FDA has authorized the first over-the-counter, at-home molecular test for COVID-19. Cue Health received the emergency authorization for the 20-minute diagnostic for use in symptomatic and asymptomatic individuals, ages two and older.
The number of at-home diagnostics has grown during the recent phase of the pandemic but most kits test for antigens and require a prescription. Cue is unique in receiving an EUA for OTC use of a molecular nucleic acid amplification test.
Having raised $100 million and secured a $481 million government award last year to expand its manufacturing footprint, Cue expects to be able to produce more than 100,000 tests a day by the summer of 2021.
Cue has developed a battery-operated reader and associated cartridges to test for infectious diseases in around 20 minutes. The technology came to market for point-of-care use under the supervision of qualified medical personnel last summer, leading to its adoption by schools, nursing homes, hospitals and other organizations.

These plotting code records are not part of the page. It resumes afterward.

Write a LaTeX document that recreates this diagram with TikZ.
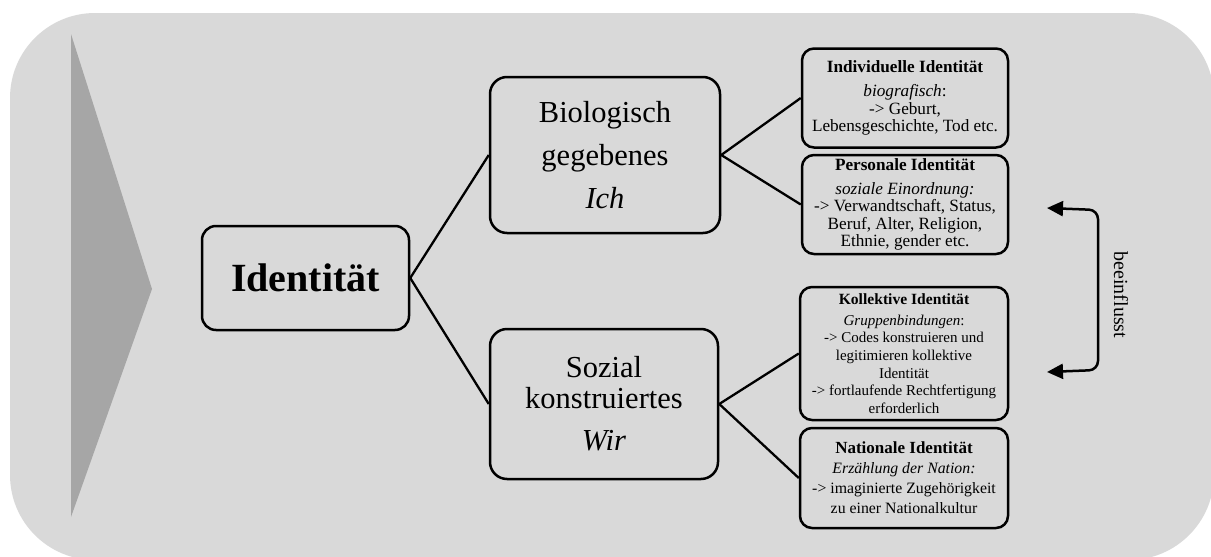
\documentclass[tikz,border=0pt]{standalone}
\usepackage{fontspec}
\setmainfont{Liberation Serif}
\usepackage{tikz}
\usetikzlibrary{arrows.meta}

\definecolor{bggray}{HTML}{D9D9D9}
\definecolor{trigray}{HTML}{A6A6A6}

\begin{document}
\begin{tikzpicture}[x=1pt,y=-1pt,>={Triangle[length=16pt,width=15pt]}]
% --- styles ---------------------------------------------------
\tikzstyle{bigbox}  =[draw,line width=2.5pt,rounded corners=14pt,align=center,inner sep=0pt]
\tikzstyle{midbox}  =[bigbox,rounded corners=17pt,font=\fontsize{30.5}{31}\selectfont]
\tikzstyle{infobox} =[bigbox,rounded corners=12pt,minimum width=206pt,font=\fontsize{17.2}{17.4}\selectfont]
\tikzstyle{branch}  =[line width=2.3pt]

% --- canvas ---------------------------------------------------
\useasboundingbox (0,0) rectangle (1211,557);
\clip (0,0) rectangle (1211,557);
\fill[bggray,rounded corners=85pt] (10,13) rectangle (1214,560);
\fill[trigray] (71,34) -- (152,289) -- (71,517) -- cycle;

% --- main node ------------------------------------------------
\node[bigbox,minimum width=207pt,minimum height=104pt,
      font=\fontsize{40}{44}\selectfont\bfseries] (ident) at (305.5,278) {Identität};

% --- second level ---------------------------------------------
\node[midbox,minimum width=230pt,minimum height=156pt] (bio) at (605,155)
  {Biologisch\\[12pt]gegebenes\\[12pt]\textit{Ich}};
\node[midbox,minimum width=228pt,minimum height=150pt] (sozial) at (604,404)
  {Sozial\\konstruiertes\\[11pt]\textit{Wir}};

% --- third level ----------------------------------------------
\node[infobox,minimum height=99pt] (indiv) at (905,98)
  {\textbf{Individuelle Identität}\\[6.5pt]\textit{biografisch}:\\-> Geburt,\\Lebensgeschichte, Tod etc.};
\node[infobox,minimum height=99pt] (person) at (905,204.5)
  {\textbf{Personale Identität}\\[6.5pt]\textit{soziale Einordnung:}\\-> Verwandtschaft, Status,\\Beruf, Alter, Religion,\\Ethnie, gender etc.};
\node[infobox,minimum width=208pt,minimum height=133pt,font=\fontsize{15}{17.6}\selectfont] (kollekt) at (904,353.5)
  {{\fontsize{15.6}{17.6}\selectfont\bfseries Kollektive Identität}\\[3.5pt]\textit{Gruppenbindungen}:\\-> Codes konstruieren und\\legitimieren kollektive\\Identität\\-> fortlaufende Rechtfertigung\\erforderlich};
\node[infobox,minimum width=208pt,minimum height=100pt,font=\fontsize{15.8}{20}\selectfont] (nation) at (904,478)
  {{\fontsize{17}{20}\selectfont\bfseries Nationale Identität}\\\textit{Erzählung der Nation:}\\-> imaginierte Zugehörigkeit\\zu einer Nationalkultur};

% --- branches -------------------------------------------------
\draw[branch] (bio.west) -- (ident.east) -- (sozial.west);
\draw[branch] (indiv.west) -- (bio.east) -- (person.west);
\draw[branch] (kollekt.west) -- (sozial.east) -- (nation.west);

% --- influence arrow ------------------------------------------
\coordinate (inflTop) at (1047,208);
\coordinate (inflBot) at (1047,372);
\draw[<->,line width=2.5pt,rounded corners=9pt] (inflTop) -- (1098,210) -- (1098,370) -- (inflBot);
\node[rotate=-90,font=\fontsize{20}{22}\selectfont] (infl) at (1121,295) {beeinflusst};

\end{tikzpicture}
\end{document}
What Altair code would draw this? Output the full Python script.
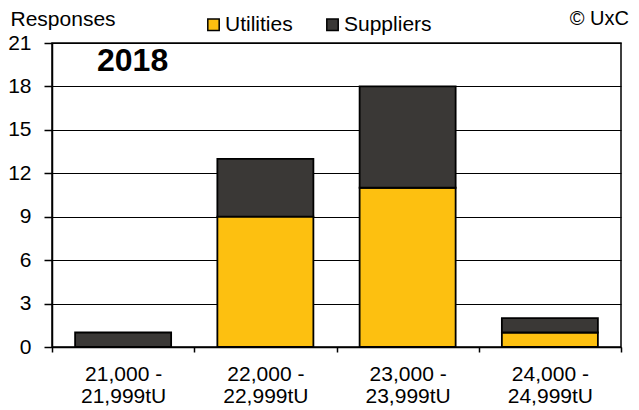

Now, Cue has received FDA clearance to enable consumers to access the testing capabilities without a prescription. The EUA supports use in symptomatic and asymptomatic people aged two years and up, giving it a similar label to Ellume's OTC antigen test for COVID-19.
Cue received the EUA on the basis of a study that evaluated the ability of 286 people to use the test in simulated home environments. Results were unavailable for 10 of the Cue tests due to reasons such as cartridge flow errors and accidental cancellation by the users.
The available results hewed closely to the findings of a molecular comparator method with EUA. The positive and negative percent agreements (PPA/NPA) were 97.4% and 99.1%, respectively. The PPA and NPA were one percentage point lower in symptomatic individuals and 100% in asymptomatic people. The PPA in asymptomatic people had a wide confidence interval due to the small number of positive tests. Cue showed the test can detect variants of concern such as B.1.1.7, which was first identified in the U.K.
Cue has secured the EUA ahead of most other companies with plans to create a home-testing market in the U.S. Quidel, for example, is working on an OTC, at-home antigen test that analysts see as the first step in the emergence of a consumer-focused diagnostic business, but the need to generate more positive results in asymptomatic individuals has delayed its filing plans. Cue has aspirations to build such a consumer-focused business and now has a head start on Quidel.
"With this FDA authorization, we are one step closer to achieving our mission of making molecular diagnostic testing available to anyone, anywhere, at any time through a connected healthcare delivery ecosystem," Cue CEO Ayub Khattak said in a statement.
Cue is now racing to make the most of its head start and to help manage the next phase of the pandemic. FDA said Cue expects to make more than 100,000 tests a day by the summer.